On Friday, 4 July 2014 at 21:08:27 UTC, Walter Bright wrote:
rewriting what C++ "best practices" are. To characterize all this churn as "stablility" is awfully charitable.

Pfft, a lot of performance C++ code is roughly in 1998 land without exceptions and rtti.

Uh-huh. And how much professional code have you seen that had #ifdef's for Vax fp in it? IBM fp? Future CPUs that don't exist yet? How many developers have access to a Vax to test their #ifdef's on?

It is not uncommon for portable DSP code to have ifdefs. It is not uncommon to have ifdefs for extracting the mantissa etc. Heck, even for uints you might need ifdefs, to account for whether you have wrapping uints or not in phase counters. (wrapping over 31 bits or 32 bits)
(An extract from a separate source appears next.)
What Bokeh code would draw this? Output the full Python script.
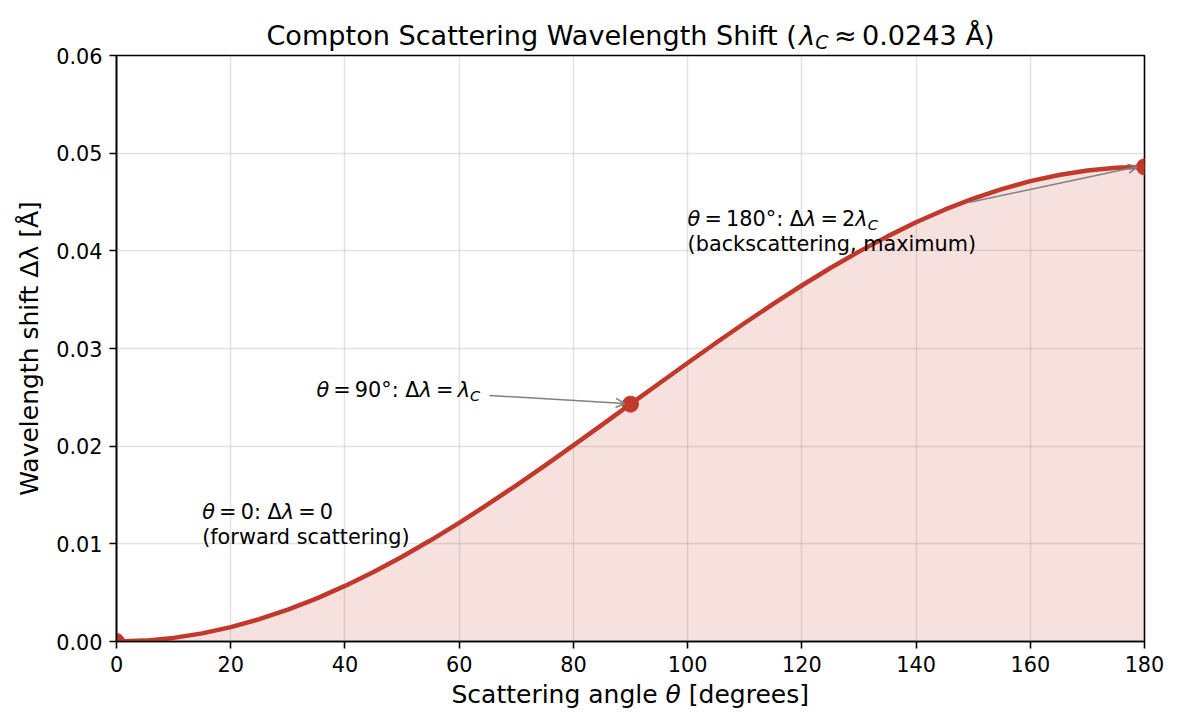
from bokeh.embed import file_html
from bokeh.layouts import column
from bokeh.models import Arrow, FixedTicker, Label, OpenHead, PrintfTickFormatter, Range1d
from bokeh.plotting import figure
from bokeh.resources import INLINE

# Scattering angle (degrees) and Compton shift (Angstrom)
theta_deg = [0, 5, 10, 15, 20, 25, 30, 35, 40, 45, 50, 55, 60, 65, 70, 75, 80, 85, 90,
             95, 100, 105, 110, 115, 120, 125, 130, 135, 140, 145, 150, 155, 160, 165,
             170, 175, 180]
shift_angstrom = [0.0, 0.00009, 0.00037, 0.00083, 0.00147, 0.00228, 0.00326, 0.00439,
                  0.00569, 0.00712, 0.00868, 0.01036, 0.01215, 0.01403, 0.01599, 0.01801,
                  0.02008, 0.02218, 0.02430, 0.02642, 0.02852, 0.03059, 0.03261, 0.03457,
                  0.03645, 0.03824, 0.03992, 0.04148, 0.04292, 0.04421, 0.04534, 0.04632,
                  0.04714, 0.04777, 0.04823, 0.04851, 0.04860]

# Highlighted special angles
key_theta = [0, 90, 180]
key_shift = [0.0, 0.0243, 0.0486]

x_ticks = [0, 20, 40, 60, 80, 100, 120, 140, 160, 180]
y_ticks = [0.0, 0.01, 0.02, 0.03, 0.04, 0.05, 0.06]

RED = "#c0392b"
FONT = "DejaVu Sans"
NBSP = "\u00a0"

# Page geometry (pixels)
W, H = 1178, 727
FL, FR, FT, FB = 116, 1144, 55, 641      # plot frame edges
HT = 52                                  # title strip height
OV_T = 9                                 # title strip overlaps the plot's top border
OV_B = 8                                 # x-label strip overlaps the plot's bottom border
BB = 42                                  # bottom border of the main plot (tick labels)
TOP = HT - OV_T                          # page y where the main plot starts
HM = (FT - TOP) + (FB - FT) + BB         # main plot height
HX = H - TOP - HM + OV_B                 # x-label strip height

X0, X1, Y0, Y1 = 0, 180, 0.0, 0.06
PX_X = (X1 - X0) / (FR - FL)             # data units per pixel, horizontal
PX_Y = (Y1 - Y0) / (FB - FT)             # data units per pixel, vertical
MID = 0.346                              # em-box middle above the baseline (DejaVu Sans)

p = figure(width=W, height=HM, output_backend="svg", toolbar_location=None,
           x_range=Range1d(X0, X1), y_range=Range1d(Y0, Y1),
           min_border_left=FL, min_border_right=W - FR,
           min_border_top=FT - TOP, min_border_bottom=BB)
p.background_fill_color = "white"
p.border_fill_color = None
p.outline_line_color = "black"
p.outline_line_width = 1.6

for ax in (p.xaxis[0], p.yaxis[0]):
    ax.axis_line_color = "black"
    ax.axis_line_width = 1.6
    ax.major_tick_line_color = "black"
    ax.major_tick_line_width = 1.6
    ax.major_tick_out = 7
    ax.major_tick_in = 0
    ax.minor_tick_line_color = None
    ax.major_label_text_font = FONT
    ax.major_label_text_font_size = "20.8px"
    ax.major_label_text_color = "black"
    ax.major_label_standoff = 7

p.xaxis.ticker = FixedTicker(ticks=x_ticks)
p.yaxis.ticker = FixedTicker(ticks=y_ticks)
p.yaxis.formatter = PrintfTickFormatter(format="%.2f")

p.yaxis.axis_label = "Wavelength shift \u0394\u03bb [\u00c5]"
p.yaxis.axis_label_text_font = FONT
p.yaxis.axis_label_text_font_size = "25px"
p.yaxis.axis_label_text_font_style = "normal"
p.yaxis.axis_label_text_color = "black"
p.yaxis.axis_label_standoff = 9

p.grid.grid_line_color = "#b0b0b0"
p.grid.grid_line_alpha = 0.35
p.grid.grid_line_width = 1.5

# Shaded area, curve and key points
p.varea(x=theta_deg, y1=[0.0] * len(theta_deg), y2=shift_angstrom,
        fill_color=RED, fill_alpha=0.15)
p.line(theta_deg, shift_angstrom, line_color=RED, line_width=4.5, line_join="round")
p.scatter(key_theta, key_shift, size=16, fill_color=RED, line_color=RED)


def text_strip(height, top, **kw):
    """Blank strip whose frame lines up with the plot frame; data x/y are page pixels."""
    f = figure(width=W, height=height, output_backend="svg", toolbar_location=None,
               x_axis_type=None, y_axis_type=None,
               x_range=Range1d(FL, FR), y_range=Range1d(top + height, top),
               min_border_left=FL, min_border_right=W - FR,
               min_border_top=0, min_border_bottom=0, **kw)
    f.outline_line_color = None
    f.background_fill_color = None
    f.border_fill_color = None
    return f


title_fig = text_strip(HT, 0, margin=(0, 0, -OV_T, 0))
xlab_fig = text_strip(HX, TOP + HM - OV_B, margin=(-OV_B, 0, 0, 0))

# ---- text helpers (DejaVu Sans advance widths, units per 2048 em) ----
ADV = {" ": 651, NBSP: 651, "\u2009": 410, "(": 799, ")": 799, "[": 799, "]": 799,
       ":": 690, ",": 651, ".": 651, "=": 1716, "\u2248": 1716, "\u00b0": 1024,
       "\u0394": 1401, "\u00c5": 1401, "\u03b8": 1255, "\u03bb": 1212, "C": 1430,
       "S": 1300, "W": 2025, "a": 1255, "b": 1300, "c": 1126, "d": 1300, "e": 1260,
       "f": 721, "g": 1300, "h": 1298, "i": 569, "k": 1186, "l": 569, "m": 1995,
       "n": 1298, "o": 1253, "p": 1300, "r": 842, "s": 1067, "t": 803, "u": 1298,
       "v": 1212, "w": 1675, "x": 1212, "y": 1212}
for d in "0123456789":
    ADV[d] = 1303


def text_width(s, size):
    return sum(ADV.get(ch, 1250) for ch in s) / 2048 * size


def rich(fig, x, y, pieces, size, ux=1.0, uy=-1.0, center=False):
    """Lay out (text, italic, subscript) pieces along one baseline at (x, y).

    ux: data units per pixel to the right; uy: data units per pixel upwards.
    """
    sizes = [size * 0.7 if sub else size for _, _, sub in pieces]
    widths = [text_width(t, s) for (t, _, _), s in zip(pieces, sizes)]
    off = -sum(widths) / 2 if center else 0.0
    for (t, it, sub), s, w in zip(pieces, sizes, widths):
        drop = 0.16 * size if sub else 0.0
        lift = MID * s - drop
        fig.add_layout(Label(x=x + off * ux, y=y + lift * uy, text=t,
                             text_font=FONT, text_font_size=f"{s:.1f}px",
                             text_font_style="italic" if it else "normal",
                             text_color="black", text_align="left",
                             text_baseline="middle"))
        off += w


N, I, S = (False, False), (True, False), (True, True)


def pc(t, kind):
    return (t, kind[0], kind[1])


# Title
rich(title_fig, (FL + FR) / 2, 44,
     [pc("Compton Scattering Wavelength Shift (", N), pc("\u03bb", I), pc("C", S),
      pc("\u2009\u2248\u20090.0243 \u00c5)", N)], 27.1, center=True)

# x-axis title
rich(xlab_fig, (FL + FR) / 2, 703,
     [pc("Scattering angle" + NBSP, N), pc("\u03b8", I), pc(NBSP + "[degrees]", N)], 25,
     center=True)

# Annotations inside the plot
ANN = 20.8
LINE = 1.2 * ANN * PX_Y

rich(p, 15, 0.010 + LINE, [pc("\u03b8", I), pc("\u2009=\u20090: \u0394", N),
                           pc("\u03bb", I), pc("\u2009=\u20090", N)], ANN, PX_X, PX_Y)
rich(p, 15, 0.010, [pc("(forward scattering)", N)], ANN, PX_X, PX_Y)

rich(p, 35, 0.025, [pc("\u03b8", I), pc("\u2009=\u200990\u00b0: \u0394", N),
                    pc("\u03bb", I), pc("\u2009=\u2009", N), pc("\u03bb", I),
                    pc("C", S)], ANN, PX_X, PX_Y)

rich(p, 100, 0.040 + LINE, [pc("\u03b8", I), pc("\u2009=\u2009180\u00b0: \u0394", N),
                            pc("\u03bb", I), pc("\u2009=\u20092", N), pc("\u03bb", I),
                            pc("C", S)], ANN, PX_X, PX_Y)
rich(p, 100, 0.040, [pc("(backscattering, maximum)", N)], ANN, PX_X, PX_Y)

# Arrows from the labels to the marked points
arrow_start_x = [65.3, 149.2]
arrow_start_y = [0.02519, 0.04495]
arrow_end_x = [89.0, 178.7]
arrow_end_y = [0.02437, 0.04860]
for xs, ys, xe, ye in zip(arrow_start_x, arrow_start_y, arrow_end_x, arrow_end_y):
    p.add_layout(Arrow(x_start=xs, y_start=ys, x_end=xe, y_end=ye,
                       line_color="#808080", line_width=1.5,
                       end=OpenHead(size=9, line_color="#808080", line_width=1.5)))

page = column(title_fig, p, xlab_fig, spacing=0)
page.styles = {"background-color": "white"}
open("out.html", "w").write(file_html(page, INLINE))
Considering that denormal numbers being flushed to zero is non-standard and not uncommon, it would be wise to somehow support it with version{}, so you can specify what assumptions a particular function make. That way you might get "not implemented" as a compile time error when porting to a new platform.

What you're implying is saying that when a spec says "implementation defined" then voila! the code is portable!

No, it says "voila! the code is not portable" and then you can inject your own guards that might prevent it from compiling on nonconforming platforms and let you know what you need to look at.

Sadly, this also implies that there are no computer languages you believe in. You set an impossible standard. How can you possibly say you prefer C++, a classic design by committee language?

I don't prefer it. I think it sucks, but it is the only viable choice if you want to create a scalable game or virtual world server. And since C++ is the crappy shit it is, you usually have to build a language on top of it to keep the server stable and modifiable and stay sane. A key benefit of a tighter version of D would be to avoid that extra layer IMO.

I'm asking you to contribute. These posts do not accomplish anything. Exhorting me to do more (I already work on D 24/7) cannot work.

Maybe you and Andrei could consider having other people do the stuff you don't have to do, but that other people can take care of? Because I think you and Andrei are the only ones who can spec out the changes that would make D a clean delightful language to use and get acceptance for it in the community.

The alternative is to fork it, cut down on features, clean up the syntax for DSL purposes, rip out the GC and add transactional memory support. I think the current process is too slow for outsiders to get D to production level in the domains where speed and stability truly matters.